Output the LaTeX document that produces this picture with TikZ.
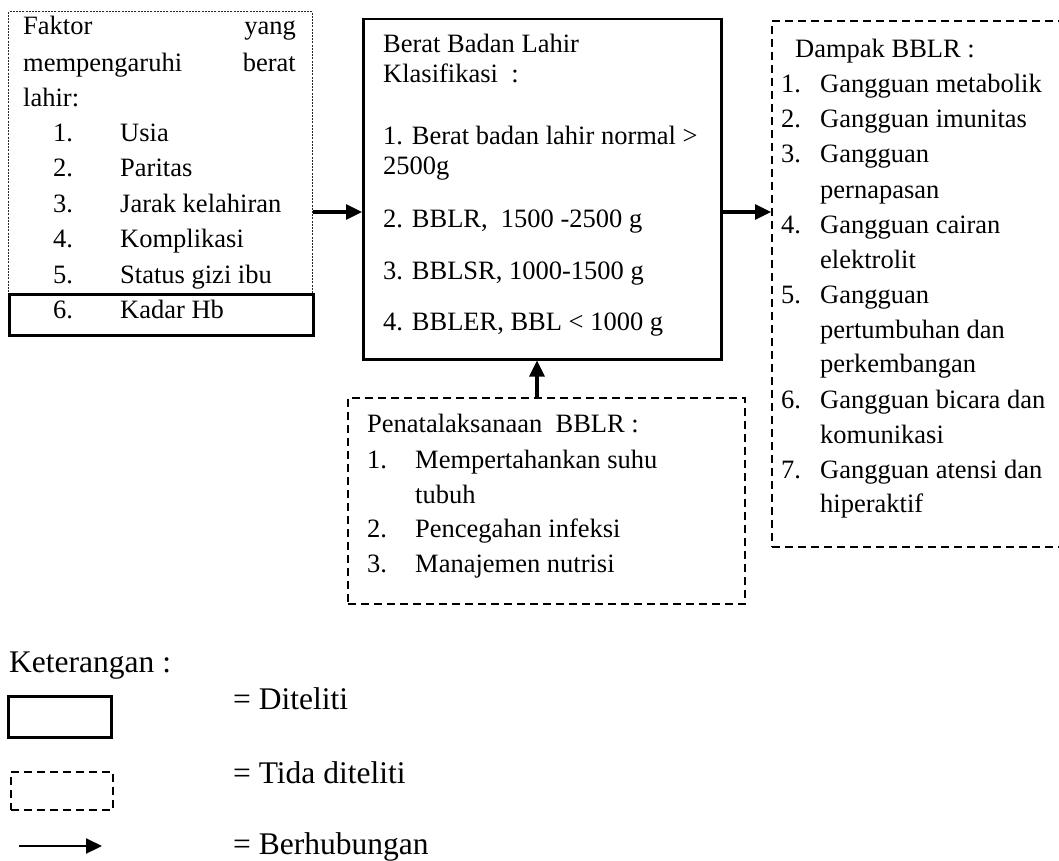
\documentclass[tikz,border=0pt]{standalone}
\usepackage{fontspec}
\setmainfont{Liberation Serif}
\usetikzlibrary{arrows.meta}
\tikzset{
  txt/.style={inner sep=0pt, anchor=base west, font=\fontsize{26.5pt}{30pt}\selectfont},
  txtr/.style={inner sep=0pt, anchor=base east, font=\fontsize{26.5pt}{30pt}\selectfont},
  lgtxt/.style={inner sep=0pt, anchor=base west, font=\fontsize{31.5pt}{36pt}\selectfont},
  solidbox/.style={draw, line width=2.5pt, inner sep=0pt, anchor=north west},
  dashbox/.style={draw, line width=2pt, dash pattern=on 8pt off 5pt, inner sep=0pt, anchor=north west},
  dotbox/.style={draw=black!85, line width=1.3pt, dash pattern=on 2pt off 1.2pt, inner sep=0pt, anchor=north west},
  arr/.style={line width=3.2pt, -{Triangle[length=16pt,width=15pt]}},
  arrlg/.style={line width=2.2pt, -{Triangle[length=16pt,width=15pt]}}
}
\begin{document}
\begin{tikzpicture}[x=1pt,y=-1pt]
\useasboundingbox (0,0) rectangle (1059,861);

% left box
\node[dotbox, minimum width=304pt, minimum height=323pt] (fak) at (8,11) {};
\node[solidbox, minimum width=304pt, minimum height=41pt] (hb) at (8,293) {};
\node[txt] (f1a) at (23,35) {Faktor};
\node[txtr] (f1b) at (296,35) {yang};
\node[txt] (f2a) at (23,72) {mempengaruhi};
\node[txtr] (f2b) at (296,72) {berat};
\node[txt] (f3) at (23,107) {lahir:};
\node[txt] (fn1) at (53,142) {1.};
\node[txt] (fi1) at (120,142) {Usia};
\node[txt] (fn2) at (53,177) {2.};
\node[txt] (fi2) at (120,177) {Paritas};
\node[txt] (fn3) at (53,212) {3.};
\node[txt] (fi3) at (120,212) {Jarak kelahiran};
\node[txt] (fn4) at (53,247) {4.};
\node[txt] (fi4) at (120,247) {Komplikasi};
\node[txt] (fn5) at (53,283) {5.};
\node[txt] (fi5) at (120,283) {Status gizi ibu};
\node[txt] (fn6) at (53,318) {6.};
\node[txt] (fi6) at (120,318) {Kadar Hb};

% middle box
\node[solidbox, minimum width=358pt, minimum height=340pt] (mid) at (362,18) {};
\node[txt] (m1) at (383,53) {Berat Badan Lahir};
\node[txt] (m2) at (383,83) {Klasifikasi\ \ :};
\node[txt] (m3) at (383,145) {1. Berat badan lahir normal >};
\node[txt] (m4) at (383,175) {2500g};
\node[txt] (m5) at (383,227) {2. BBLR,\ \ 1500 -2500 g};
\node[txt] (m6) at (383,279) {3. BBLSR, 1000-1500 g};
\node[txt] (m7) at (383,330) {4. BBLER, BBL < 1000 g};

% right box
\node[dashbox, minimum width=300pt, minimum height=526pt] (dam) at (771,20) {};
\node[txt] (d0) at (795,58) {Dampak BBLR :};
\node[txt] (dn1) at (781,93) {1.};
\node[txt] (di1) at (820,93) {Gangguan metabolik};
\node[txt] (dn2) at (781,128) {2.};
\node[txt] (di2) at (820,128) {Gangguan imunitas};
\node[txt] (dn3) at (781,163) {3.};
\node[txt] (di3) at (820,163) {Gangguan};
\node[txt] (di3b) at (820,198) {pernapasan};
\node[txt] (dn4) at (781,233) {4.};
\node[txt] (di4) at (820,233) {Gangguan cairan};
\node[txt] (di4b) at (820,268) {elektrolit};
\node[txt] (dn5) at (781,303) {5.};
\node[txt] (di5) at (820,303) {Gangguan};
\node[txt] (di5b) at (820,338) {pertumbuhan dan};
\node[txt] (di5c) at (820,372) {perkembangan};
\node[txt] (dn6) at (781,408) {6.};
\node[txt] (di6) at (820,408) {Gangguan bicara dan};
\node[txt] (di6b) at (820,443) {komunikasi};
\node[txt] (dn7) at (781,478) {7.};
\node[txt] (di7) at (820,478) {Gangguan atensi dan};
\node[txt] (di7b) at (820,512) {hiperaktif};

% bottom box
\node[dashbox, minimum width=397pt, minimum height=206pt] (pen) at (347,397) {};
\node[txt] (p0) at (367,432) {Penatalaksanaan\ \ BBLR :};
\node[txt] (pn1) at (367,468) {1.};
\node[txt] (pi1) at (415,468) {Mempertahankan suhu};
\node[txt] (pi1b) at (415,503) {tubuh};
\node[txt] (pn2) at (367,537) {2.};
\node[txt] (pi2) at (415,537) {Pencegahan infeksi};
\node[txt] (pn3) at (367,572) {3.};
\node[txt] (pi3) at (415,572) {Manajemen nutrisi};

% connectors
\draw[arr] (fak.east |- 0,212) -- (mid.west |- 0,212);
\draw[arr] (mid.east |- 0,212) -- (dam.west |- 0,212);
\draw[arr] (pen.north -| 537,0) -- (mid.south -| 537,0);

% legend
\node[lgtxt] (ket) at (9,672) {Keterangan :};
\node[solidbox, minimum width=103pt, minimum height=41pt] (lg1) at (7,695) {};
\node[dashbox, minimum width=102pt, minimum height=38pt] (lg2) at (10,771) {};
\coordinate (la) at (19,846);
\coordinate (lb) at (102,846);
\draw[arrlg] (la) -- (lb);
\node[lgtxt] (l1) at (233,709) {= Diteliti};
\node[lgtxt] (l2) at (233,783) {= Tida diteliti};
\node[lgtxt] (l3) at (233,854) {= Berhubungan};
\end{tikzpicture}
\end{document}
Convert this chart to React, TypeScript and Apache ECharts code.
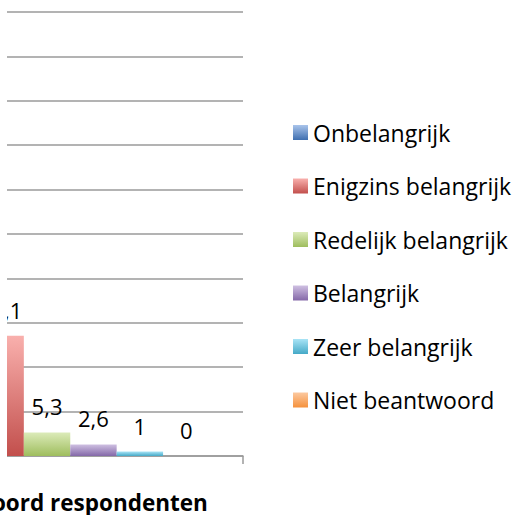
import React, { useEffect, useRef } from "react";
import * as echarts from "echarts";

const categories = ["Antwoord respondenten"];
const seriesNames = [
  "Onbelangrijk",
  "Enigzins belangrijk",
  "Redelijk belangrijk",
  "Belangrijk",
  "Zeer belangrijk",
  "Niet beantwoord",
];
const seriesValues = [64, 27.1, 5.3, 2.6, 1, 0];
const colorTop = ["#a9c4eb", "#f9b0ad", "#dcebb9", "#cfc0e2", "#a9e4f6", "#fcc9a0"];
const colorBottom = ["#3f6fb0", "#c24f4c", "#9ebd5d", "#8468a8", "#45a9c7", "#f5913c"];
const yMin = 0;
const yMax = 100;
const yInterval = 10;

const FONT = "'Open Sans', sans-serif";

export default function App() {
  const ref = useRef<HTMLDivElement>(null);
  useEffect(() => {
    if (!ref.current) return;
    const chart = echarts.init(ref.current, undefined, { renderer: "svg" });
    const series = seriesNames.map((name, i) => ({
      name,
      type: "bar",
      data: [seriesValues[i]],
      barGap: "0%",
      barCategoryGap: "19.4%",
      itemStyle: {
        color: new echarts.graphic.LinearGradient(0, 0, 0, 1, [
          { offset: 0, color: colorTop[i] },
          { offset: 1, color: colorBottom[i] },
        ]),
      },
      label: {
        show: true,
        position: "top",
        distance: 15,
        color: "#000",
        fontFamily: FONT,
        fontSize: 22,
        formatter: (p: any) => String(p.value).replace(".", ","),
      },
    }));
    chart.setOption({
      animation: false,
      backgroundColor: "#fff",
      grid: {
        left: -102.5,
        top: 12,
        width: 345.5,
        height: 444,
        containLabel: false,
        outerBoundsMode: "none",
      },
      legend: {
        orient: "vertical",
        left: 293,
        top: 121,
        padding: 0,
        itemWidth: 15,
        itemHeight: 15,
        itemGap: 30.5,
        icon: "rect",
        data: seriesNames,
        textStyle: {
          fontFamily: FONT,
          fontSize: 23,
          lineHeight: 23,
          color: "#000",
        },
      },
      xAxis: {
        type: "category",
        data: categories,
        axisLine: { show: true, lineStyle: { color: "#9a9a9a", width: 1.5 } },
        axisTick: { show: true, length: 8, lineStyle: { color: "#9a9a9a", width: 1.5 } },
        axisLabel: {
          margin: 35,
          fontFamily: FONT,
          fontSize: 22.5,
          fontWeight: "bold",
          color: "#000",
        },
      },
      yAxis: {
        type: "value",
        min: yMin,
        max: yMax,
        interval: yInterval,
        axisLine: { show: false },
        axisTick: { show: false },
        axisLabel: { show: false },
        splitLine: { lineStyle: { color: "#9a9a9a", width: 1.5 } },
      },
      graphic: [
        {
          type: "rect",
          left: 0,
          top: 0,
          z: 100,
          shape: { x: 0, y: 0, width: 7, height: 470 },
          style: { fill: "#fff" },
        },
      ],
      series,
    });
    return () => chart.dispose();
  }, []);
  return (
    <div
      ref={ref}
      style={{ position: "fixed", left: 0, top: 0, width: 517, height: 515 }}
    />
  );
}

▶ [Directive] Begin at the line that has "Convert this chart", stop after the line that has "import * as", and reproduce every line between them exactly and nothing else. Pictures stay out of the copy.

▶ [Full solution]
Convert this chart to React, TypeScript and Apache ECharts code.
import React, { useEffect, useRef } from "react";
import * as echarts from "echarts";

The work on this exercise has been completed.